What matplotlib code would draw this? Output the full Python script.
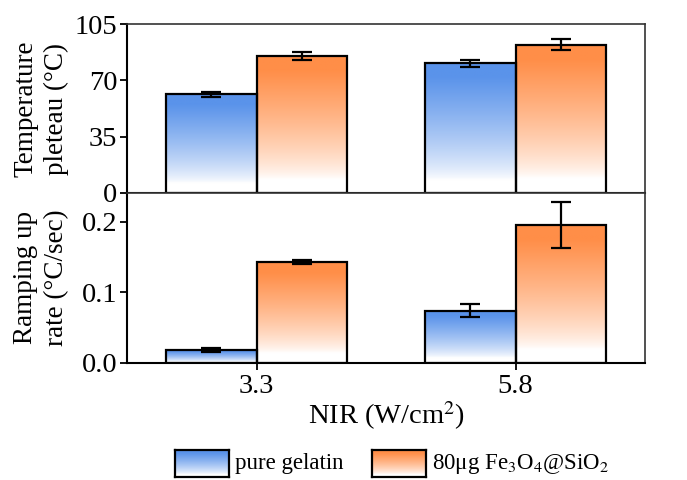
import numpy as np
import matplotlib
matplotlib.use("Agg")
import matplotlib.pyplot as plt
from matplotlib.colors import LinearSegmentedColormap
from matplotlib.patches import Rectangle

# Data
groups       = ["3.3", "5.8"]
plateau_gel  = [61.3, 80.7]
plateau_gel_err = [1.3, 2.2]
plateau_fe   = [85.2, 92.3]
plateau_fe_err = [2.7, 3.3]
rate_gel     = [0.0176, 0.074]
rate_gel_err = [0.003, 0.009]
rate_fe      = [0.143, 0.196]
rate_fe_err  = [0.003, 0.033]
labels = ["pure gelatin", "80\u03bcg Fe$_3$O$_4$@SiO$_2$"]

# Style
BLUE   = "#5A93EA"
ORANGE = "#FF8E48"
WIDTH  = 0.35
plt.rcParams["font.family"] = ["Liberation Serif", "DejaVu Serif"]
plt.rcParams["mathtext.fontset"] = "stix"
FS = 20.5
LFS = 19.5

cmaps = [LinearSegmentedColormap.from_list("b", ["white", BLUE]),
         LinearSegmentedColormap.from_list("o", ["white", ORANGE])]
t = np.linspace(0, 1, 256).reshape(-1, 1)
grad = np.clip((t - 0.1) / 0.8, 0, 1) ** 0.75


def grad_bar(ax, x, h, cmap):
    """Draws a bar filled with a vertical white-to-colour gradient"""
    x0 = x - WIDTH / 2
    ax.imshow(grad, cmap=cmap, origin="lower", aspect="auto",
              extent=[x0, x0 + WIDTH, 0, h], zorder=1)
    ax.add_patch(Rectangle((x0, 0), WIDTH, h, facecolor="none",
                           edgecolor="black", linewidth=1.6, zorder=2))


def panel(ax, gel, gel_err, fe, fe_err):
    xs = np.arange(len(groups))
    for i, x in enumerate(xs):
        grad_bar(ax, x - WIDTH / 2, gel[i], cmaps[0])
        grad_bar(ax, x + WIDTH / 2, fe[i], cmaps[1])
    ax.errorbar(xs - WIDTH / 2, gel, yerr=gel_err, fmt="none", ecolor="black",
                elinewidth=1.6, capsize=7, capthick=1.6, zorder=3)
    ax.errorbar(xs + WIDTH / 2, fe, yerr=fe_err, fmt="none", ecolor="black",
                elinewidth=1.6, capsize=7, capthick=1.6, zorder=3)
    ax.set_xlim(-0.5, 1.5)
    for s in ["left", "bottom"]:
        ax.spines[s].set_linewidth(1.5)
    for s in ["top", "right"]:
        ax.spines[s].set_linewidth(1.2)
        ax.spines[s].set_color("#333333")
    ax.tick_params(axis="y", direction="out", length=5, width=1.3, labelsize=FS, pad=2)
    ax.tick_params(axis="x", direction="out", length=5, width=1.3, labelsize=FS)


fig = plt.figure(figsize=(6.87, 4.8), dpi=100)
ax1 = fig.add_axes([0.185, 0.5985, 0.754, 0.3508])
ax2 = fig.add_axes([0.185, 0.2444, 0.754, 0.3541])

panel(ax1, plateau_gel, plateau_gel_err, plateau_fe, plateau_fe_err)
ax1.set_ylim(0, 105)
ax1.set_yticks([0, 35, 70, 105])
ax1.set_xticks([])
ax1.set_ylabel("Temperature\npleteau (\u00b0C)", fontsize=LFS, linespacing=1.3)

panel(ax2, rate_gel, rate_gel_err, rate_fe, rate_fe_err)
ax2.set_ylim(0, 0.2415)
ax2.set_yticks([0.0, 0.1, 0.2])
ax2.set_yticklabels(["0.0", "0.1", "0.2"])
ax2.set_xticks(np.arange(len(groups)))
ax2.set_xticklabels(groups)
ax2.set_ylabel("Ramping up\nrate (\u00b0C/sec)", fontsize=LFS, linespacing=1.3)
ax2.set_xlabel("NIR (W/cm$^2$)", fontsize=FS, labelpad=0)
ax1.yaxis.set_label_coords(-0.112, 0.5)
ax2.yaxis.set_label_coords(-0.112, 0.5)

# Legend built from gradient swatches
swatch_x = [175 / 687, 372 / 687]
for i in range(2):
    sax = fig.add_axes([swatch_x[i], 1 - 477 / 480, 54 / 687, 27 / 480])
    sax.imshow(grad, cmap=cmaps[i], origin="lower", aspect="auto", extent=[0, 1, 0, 1])
    sax.set_xticks([])
    sax.set_yticks([])
    for s in sax.spines.values():
        s.set_linewidth(1.6)
    fig.text(swatch_x[i] + 60 / 687, 1 - 464 / 480, labels[i], fontsize=16.5,
             va="center", ha="left")

fig.savefig("out.png", dpi=100)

--------

#### Requirement:
Of the lines in this listing, how many contain "matplotlib"? Reply with the number and nothing more.

#### Written answer:
6